▶ **WHAT YOU NEED TO DO**
Extract only the lines from the start of the entries below to the line with "let ticksC = ['10^4', '3x10^4', '10^5'];", inclusive; omit every picture.

##### DATA LISTING #####

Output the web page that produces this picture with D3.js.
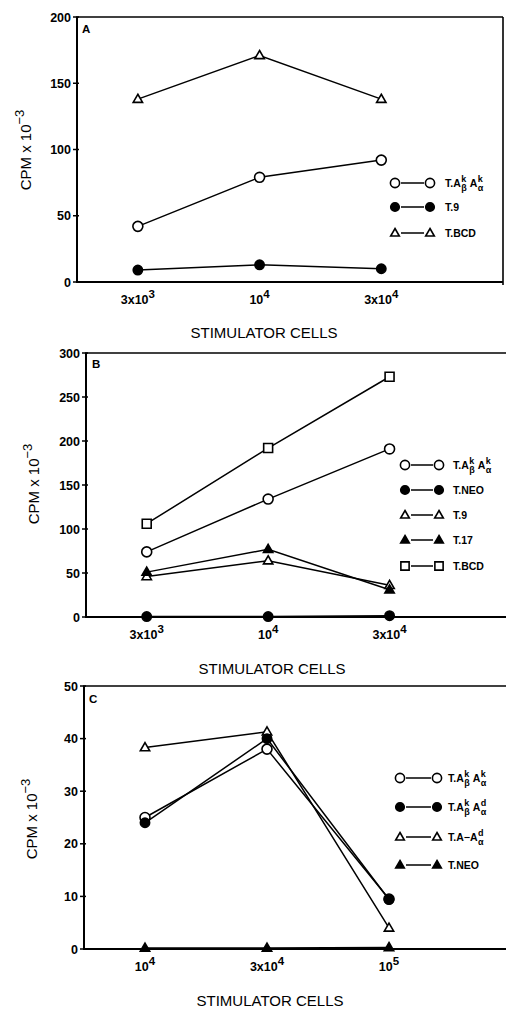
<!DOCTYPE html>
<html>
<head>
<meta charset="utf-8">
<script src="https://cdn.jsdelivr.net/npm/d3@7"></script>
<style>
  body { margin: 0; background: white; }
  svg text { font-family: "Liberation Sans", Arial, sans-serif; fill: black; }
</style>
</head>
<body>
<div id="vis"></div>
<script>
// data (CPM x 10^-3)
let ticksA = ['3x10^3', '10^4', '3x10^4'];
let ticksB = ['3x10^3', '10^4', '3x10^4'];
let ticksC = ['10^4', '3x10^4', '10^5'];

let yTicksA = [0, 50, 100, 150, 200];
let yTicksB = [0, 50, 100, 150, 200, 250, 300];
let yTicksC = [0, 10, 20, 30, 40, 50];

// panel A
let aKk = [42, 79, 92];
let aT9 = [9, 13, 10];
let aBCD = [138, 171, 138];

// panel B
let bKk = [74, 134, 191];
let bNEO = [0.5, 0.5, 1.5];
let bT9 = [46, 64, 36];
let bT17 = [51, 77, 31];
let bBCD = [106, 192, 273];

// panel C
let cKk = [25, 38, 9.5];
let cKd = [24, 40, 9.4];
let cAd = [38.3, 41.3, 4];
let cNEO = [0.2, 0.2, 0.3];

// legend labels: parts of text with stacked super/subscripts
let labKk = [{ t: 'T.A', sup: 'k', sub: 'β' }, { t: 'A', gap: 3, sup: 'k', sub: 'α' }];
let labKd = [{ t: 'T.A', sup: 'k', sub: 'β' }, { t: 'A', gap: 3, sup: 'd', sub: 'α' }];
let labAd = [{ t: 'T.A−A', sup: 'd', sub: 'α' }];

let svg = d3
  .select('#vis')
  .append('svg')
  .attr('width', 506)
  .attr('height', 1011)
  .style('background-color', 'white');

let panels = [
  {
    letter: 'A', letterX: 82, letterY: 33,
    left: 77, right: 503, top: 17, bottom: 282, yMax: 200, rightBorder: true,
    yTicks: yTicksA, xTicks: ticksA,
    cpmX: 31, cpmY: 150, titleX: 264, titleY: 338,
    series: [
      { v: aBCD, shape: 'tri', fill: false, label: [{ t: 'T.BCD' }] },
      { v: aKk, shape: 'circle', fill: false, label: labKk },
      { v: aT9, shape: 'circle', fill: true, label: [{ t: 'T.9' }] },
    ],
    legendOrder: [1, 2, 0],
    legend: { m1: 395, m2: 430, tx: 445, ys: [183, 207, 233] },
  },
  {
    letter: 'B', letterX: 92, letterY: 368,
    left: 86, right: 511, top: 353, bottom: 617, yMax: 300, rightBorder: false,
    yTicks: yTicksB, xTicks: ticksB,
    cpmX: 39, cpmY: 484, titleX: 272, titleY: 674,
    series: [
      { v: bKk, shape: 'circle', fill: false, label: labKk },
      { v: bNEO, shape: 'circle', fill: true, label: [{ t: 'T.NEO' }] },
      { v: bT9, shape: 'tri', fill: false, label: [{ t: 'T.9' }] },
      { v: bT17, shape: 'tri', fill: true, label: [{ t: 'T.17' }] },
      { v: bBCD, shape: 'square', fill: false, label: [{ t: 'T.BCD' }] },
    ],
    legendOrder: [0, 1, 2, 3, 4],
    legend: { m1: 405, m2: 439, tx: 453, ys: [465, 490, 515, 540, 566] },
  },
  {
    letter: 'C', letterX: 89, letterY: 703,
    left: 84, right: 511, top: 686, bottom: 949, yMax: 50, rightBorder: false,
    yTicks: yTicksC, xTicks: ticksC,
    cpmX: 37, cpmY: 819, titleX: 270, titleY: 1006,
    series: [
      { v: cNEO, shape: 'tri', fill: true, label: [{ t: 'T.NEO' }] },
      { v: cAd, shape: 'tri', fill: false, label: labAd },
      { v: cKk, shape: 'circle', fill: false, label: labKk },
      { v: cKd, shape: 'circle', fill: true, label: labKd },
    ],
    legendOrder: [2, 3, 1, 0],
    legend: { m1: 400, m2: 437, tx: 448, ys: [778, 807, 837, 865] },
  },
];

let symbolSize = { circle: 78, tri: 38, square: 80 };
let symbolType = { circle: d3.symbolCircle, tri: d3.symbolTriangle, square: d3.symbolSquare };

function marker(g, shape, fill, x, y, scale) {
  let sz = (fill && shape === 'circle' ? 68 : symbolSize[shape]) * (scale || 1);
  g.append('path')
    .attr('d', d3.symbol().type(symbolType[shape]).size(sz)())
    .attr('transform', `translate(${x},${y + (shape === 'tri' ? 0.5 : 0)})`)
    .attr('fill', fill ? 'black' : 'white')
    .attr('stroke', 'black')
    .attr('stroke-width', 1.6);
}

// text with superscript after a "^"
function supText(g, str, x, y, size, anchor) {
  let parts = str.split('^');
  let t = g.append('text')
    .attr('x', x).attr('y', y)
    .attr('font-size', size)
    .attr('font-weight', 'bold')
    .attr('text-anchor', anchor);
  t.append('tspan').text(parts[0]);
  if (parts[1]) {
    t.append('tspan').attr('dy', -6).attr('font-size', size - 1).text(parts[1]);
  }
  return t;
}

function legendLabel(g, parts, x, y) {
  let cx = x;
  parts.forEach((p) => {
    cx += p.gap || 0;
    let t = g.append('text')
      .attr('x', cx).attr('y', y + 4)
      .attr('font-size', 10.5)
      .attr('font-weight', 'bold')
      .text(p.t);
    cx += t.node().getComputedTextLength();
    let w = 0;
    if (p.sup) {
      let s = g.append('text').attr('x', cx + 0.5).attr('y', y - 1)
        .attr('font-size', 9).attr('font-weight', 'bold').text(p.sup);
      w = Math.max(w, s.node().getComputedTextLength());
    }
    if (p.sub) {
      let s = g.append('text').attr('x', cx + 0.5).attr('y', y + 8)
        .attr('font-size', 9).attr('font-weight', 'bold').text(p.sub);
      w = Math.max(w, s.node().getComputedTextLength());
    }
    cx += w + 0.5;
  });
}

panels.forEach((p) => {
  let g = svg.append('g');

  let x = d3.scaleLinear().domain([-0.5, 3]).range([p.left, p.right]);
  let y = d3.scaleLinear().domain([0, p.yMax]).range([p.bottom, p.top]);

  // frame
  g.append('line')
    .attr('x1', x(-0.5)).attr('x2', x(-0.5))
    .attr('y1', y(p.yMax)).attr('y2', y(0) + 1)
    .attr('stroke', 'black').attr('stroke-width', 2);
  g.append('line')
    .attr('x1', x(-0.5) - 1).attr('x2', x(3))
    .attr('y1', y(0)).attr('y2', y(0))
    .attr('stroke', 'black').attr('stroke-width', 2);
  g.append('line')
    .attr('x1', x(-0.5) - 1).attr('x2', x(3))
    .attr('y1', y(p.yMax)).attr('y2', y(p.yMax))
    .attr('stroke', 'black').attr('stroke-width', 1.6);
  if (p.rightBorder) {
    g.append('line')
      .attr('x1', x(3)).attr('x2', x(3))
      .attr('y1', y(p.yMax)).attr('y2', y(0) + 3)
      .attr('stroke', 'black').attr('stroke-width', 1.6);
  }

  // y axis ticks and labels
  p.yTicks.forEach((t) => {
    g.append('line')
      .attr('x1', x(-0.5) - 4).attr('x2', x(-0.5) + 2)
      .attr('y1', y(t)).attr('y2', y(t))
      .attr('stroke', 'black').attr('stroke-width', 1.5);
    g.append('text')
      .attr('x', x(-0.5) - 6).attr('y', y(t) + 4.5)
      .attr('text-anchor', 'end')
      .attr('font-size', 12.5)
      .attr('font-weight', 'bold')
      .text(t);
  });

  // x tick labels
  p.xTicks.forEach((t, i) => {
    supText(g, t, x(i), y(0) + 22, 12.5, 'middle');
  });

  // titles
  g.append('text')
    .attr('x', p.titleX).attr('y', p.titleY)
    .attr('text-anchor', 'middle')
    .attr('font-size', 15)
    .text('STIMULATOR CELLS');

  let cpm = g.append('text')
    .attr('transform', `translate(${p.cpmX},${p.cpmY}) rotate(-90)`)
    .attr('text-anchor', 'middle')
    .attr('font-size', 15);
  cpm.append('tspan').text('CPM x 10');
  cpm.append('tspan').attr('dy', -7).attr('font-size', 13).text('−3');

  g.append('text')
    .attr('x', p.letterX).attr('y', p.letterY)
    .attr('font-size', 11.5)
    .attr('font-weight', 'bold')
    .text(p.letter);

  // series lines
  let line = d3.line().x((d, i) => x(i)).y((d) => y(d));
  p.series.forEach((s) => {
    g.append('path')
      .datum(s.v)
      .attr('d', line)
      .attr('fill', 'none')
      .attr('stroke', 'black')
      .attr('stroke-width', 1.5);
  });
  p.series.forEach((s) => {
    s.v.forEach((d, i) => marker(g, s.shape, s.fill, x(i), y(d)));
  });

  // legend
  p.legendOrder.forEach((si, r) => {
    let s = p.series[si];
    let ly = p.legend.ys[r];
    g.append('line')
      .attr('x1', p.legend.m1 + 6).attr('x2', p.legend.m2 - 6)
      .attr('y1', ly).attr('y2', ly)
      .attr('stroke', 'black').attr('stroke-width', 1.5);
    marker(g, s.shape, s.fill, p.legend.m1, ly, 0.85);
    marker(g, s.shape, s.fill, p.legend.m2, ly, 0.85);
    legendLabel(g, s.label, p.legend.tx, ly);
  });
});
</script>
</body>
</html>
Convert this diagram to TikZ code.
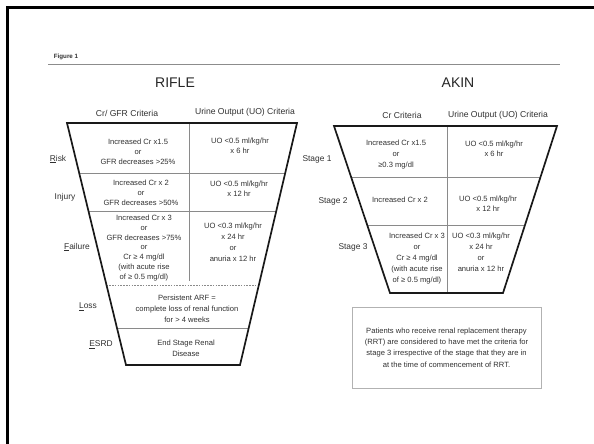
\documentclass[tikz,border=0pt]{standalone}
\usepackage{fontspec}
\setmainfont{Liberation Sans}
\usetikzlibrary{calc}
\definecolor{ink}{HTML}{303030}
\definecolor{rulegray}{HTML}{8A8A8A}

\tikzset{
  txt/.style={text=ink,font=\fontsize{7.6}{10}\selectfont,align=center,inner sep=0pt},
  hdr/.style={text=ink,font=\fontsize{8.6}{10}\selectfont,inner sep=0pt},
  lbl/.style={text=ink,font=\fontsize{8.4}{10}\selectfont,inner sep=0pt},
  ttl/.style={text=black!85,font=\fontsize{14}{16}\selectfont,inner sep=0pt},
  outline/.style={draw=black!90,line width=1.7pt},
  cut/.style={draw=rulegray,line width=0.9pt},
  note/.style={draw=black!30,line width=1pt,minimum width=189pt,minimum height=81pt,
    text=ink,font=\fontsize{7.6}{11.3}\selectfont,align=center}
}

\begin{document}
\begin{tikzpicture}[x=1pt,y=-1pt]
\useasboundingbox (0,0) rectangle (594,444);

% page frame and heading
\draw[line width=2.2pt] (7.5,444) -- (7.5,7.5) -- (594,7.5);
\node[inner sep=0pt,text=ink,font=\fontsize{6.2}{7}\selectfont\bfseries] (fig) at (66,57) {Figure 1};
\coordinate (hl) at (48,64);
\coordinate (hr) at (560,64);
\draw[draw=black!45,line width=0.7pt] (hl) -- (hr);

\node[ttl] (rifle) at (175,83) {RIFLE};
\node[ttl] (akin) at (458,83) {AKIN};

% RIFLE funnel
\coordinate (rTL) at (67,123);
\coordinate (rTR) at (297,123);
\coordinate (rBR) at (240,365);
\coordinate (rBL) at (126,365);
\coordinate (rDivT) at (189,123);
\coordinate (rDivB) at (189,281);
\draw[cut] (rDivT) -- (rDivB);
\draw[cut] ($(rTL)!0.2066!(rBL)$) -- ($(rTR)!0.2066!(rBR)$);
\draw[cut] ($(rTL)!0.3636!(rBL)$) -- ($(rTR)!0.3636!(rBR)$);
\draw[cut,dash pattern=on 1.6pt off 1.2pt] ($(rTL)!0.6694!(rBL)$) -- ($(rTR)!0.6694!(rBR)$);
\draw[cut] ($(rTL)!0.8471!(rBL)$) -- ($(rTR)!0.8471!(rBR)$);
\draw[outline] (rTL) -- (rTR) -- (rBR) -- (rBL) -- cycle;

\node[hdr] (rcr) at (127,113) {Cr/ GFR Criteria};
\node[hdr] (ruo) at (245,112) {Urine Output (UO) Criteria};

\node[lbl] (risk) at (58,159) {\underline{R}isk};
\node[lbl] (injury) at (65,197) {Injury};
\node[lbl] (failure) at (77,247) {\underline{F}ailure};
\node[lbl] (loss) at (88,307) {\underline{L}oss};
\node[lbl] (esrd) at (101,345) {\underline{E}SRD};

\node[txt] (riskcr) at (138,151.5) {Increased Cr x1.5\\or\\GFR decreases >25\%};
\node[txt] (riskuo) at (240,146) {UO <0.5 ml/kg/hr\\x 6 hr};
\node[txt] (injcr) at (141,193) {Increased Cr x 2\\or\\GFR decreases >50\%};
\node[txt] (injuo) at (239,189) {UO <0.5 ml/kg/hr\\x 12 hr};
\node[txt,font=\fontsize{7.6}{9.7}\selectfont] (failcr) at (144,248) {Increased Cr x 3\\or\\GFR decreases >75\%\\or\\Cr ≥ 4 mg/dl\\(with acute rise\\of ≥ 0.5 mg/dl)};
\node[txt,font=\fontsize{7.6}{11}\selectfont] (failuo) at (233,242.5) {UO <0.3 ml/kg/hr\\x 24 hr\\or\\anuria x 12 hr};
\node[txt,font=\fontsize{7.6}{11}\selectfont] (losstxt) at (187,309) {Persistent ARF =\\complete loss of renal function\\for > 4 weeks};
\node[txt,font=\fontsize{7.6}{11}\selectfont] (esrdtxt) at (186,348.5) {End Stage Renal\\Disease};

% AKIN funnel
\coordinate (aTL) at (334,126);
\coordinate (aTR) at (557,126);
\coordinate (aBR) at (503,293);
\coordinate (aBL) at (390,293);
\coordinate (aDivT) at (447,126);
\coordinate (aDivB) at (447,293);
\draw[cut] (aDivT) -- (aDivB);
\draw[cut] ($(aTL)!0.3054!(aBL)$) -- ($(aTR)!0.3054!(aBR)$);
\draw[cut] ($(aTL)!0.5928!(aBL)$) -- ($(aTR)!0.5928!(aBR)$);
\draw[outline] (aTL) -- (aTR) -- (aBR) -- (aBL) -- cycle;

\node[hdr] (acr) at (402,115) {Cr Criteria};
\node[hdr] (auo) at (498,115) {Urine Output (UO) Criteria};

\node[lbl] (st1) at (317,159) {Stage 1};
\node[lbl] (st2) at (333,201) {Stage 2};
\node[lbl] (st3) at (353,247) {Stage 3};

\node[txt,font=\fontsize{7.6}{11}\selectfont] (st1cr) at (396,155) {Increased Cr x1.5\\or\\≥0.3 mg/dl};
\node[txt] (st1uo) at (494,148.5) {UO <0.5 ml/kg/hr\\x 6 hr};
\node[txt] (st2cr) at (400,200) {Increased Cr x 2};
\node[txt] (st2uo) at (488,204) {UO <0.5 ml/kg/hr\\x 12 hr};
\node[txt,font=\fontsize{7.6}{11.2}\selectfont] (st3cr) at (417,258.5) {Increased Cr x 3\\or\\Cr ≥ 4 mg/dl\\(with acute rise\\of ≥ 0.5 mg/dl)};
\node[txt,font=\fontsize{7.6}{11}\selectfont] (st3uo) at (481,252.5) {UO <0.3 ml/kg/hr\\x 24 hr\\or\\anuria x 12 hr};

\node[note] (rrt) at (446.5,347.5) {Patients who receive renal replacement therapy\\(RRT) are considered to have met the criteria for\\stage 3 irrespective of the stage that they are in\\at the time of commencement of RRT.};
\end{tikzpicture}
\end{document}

#####

▶ **WRITTEN RESPONSE**
Output the web page that produces this picture with D3.js.
<!DOCTYPE html>
<html>
<head>
<meta charset="utf-8">
<script src="https://cdn.jsdelivr.net/npm/d3@7"></script>
<style>
  body { margin: 0; background: white; }
  svg text { font-family: "Liberation Sans", Arial, sans-serif; fill: black; }
</style>
</head>
<body>
<div id="vis"></div>
<script>
// data (CPM x 10^-3)
let ticksA = ['3x10^3', '10^4', '3x10^4'];
let ticksB = ['3x10^3', '10^4', '3x10^4'];
let ticksC = ['10^4', '3x10^4', '10^5'];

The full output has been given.